Mudhoney Articles
New Musical Express
19 September '98
Mudhoney
Tomorrow Hit Today
MUDHONEY'S debut single, "Touch Me I'm Sick" (released an unbelievable 10
years ago) was the last word in sleazy, sussed punk rock raunch. Along with
MC5's "Kick Out The Jams", it is still the finest, most raggedly vicious
three minutes rock'n'roll has vomited up. The problem is, it sort of made
Mudhoney redundant - there is no way you can follow an opener like that.
And so it's not surprising that, ever since, the Seattle stalwarts have
been comfortably churning out albums which have pleased their core audience,
while not really disturbing the outside world too much. Which is a shame,
as these records have been obscure little garage-psyche gems which deserve
a fate somewhat better than collecting dust in your local record emporium.

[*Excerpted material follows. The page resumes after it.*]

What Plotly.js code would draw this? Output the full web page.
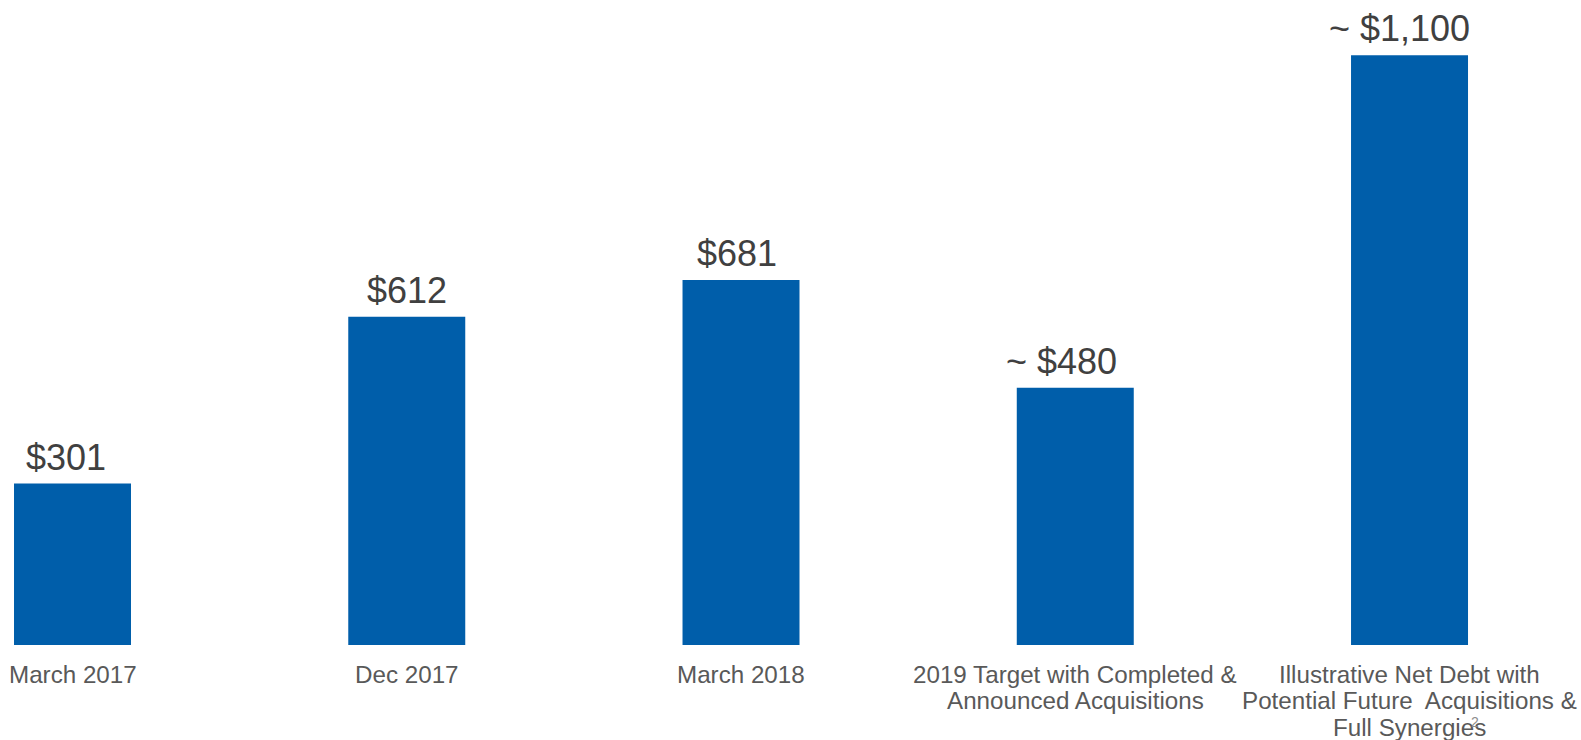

"Tomorrow Hits Today" is produced by legendary Rolling Stones knob-twiddler
Jim Dickinsin, and could probably hail from any time over the last 30 years
- 12 portions of spiked, trash rock with Mark Arm's wasted, whiny vocals
and Steve Turner's slutty, FX-drenched guitars surfing over a rumbling
rhythm section beating a rousing tattoo out on the rotting corpse of modern
America.
The songs are the usual hilarious sicko psycho vignettes, from the
karaoke-singing cripple in the bleak "Oblivion", through the mondo-freako
closer "Beneath The Valley Of The Underdog", an epic eight-minute crawl
across the social desert.
So, yeah, more of the same. But, as Mark Arm has no doubt sung at some
point, if you like it broke, don't fix it!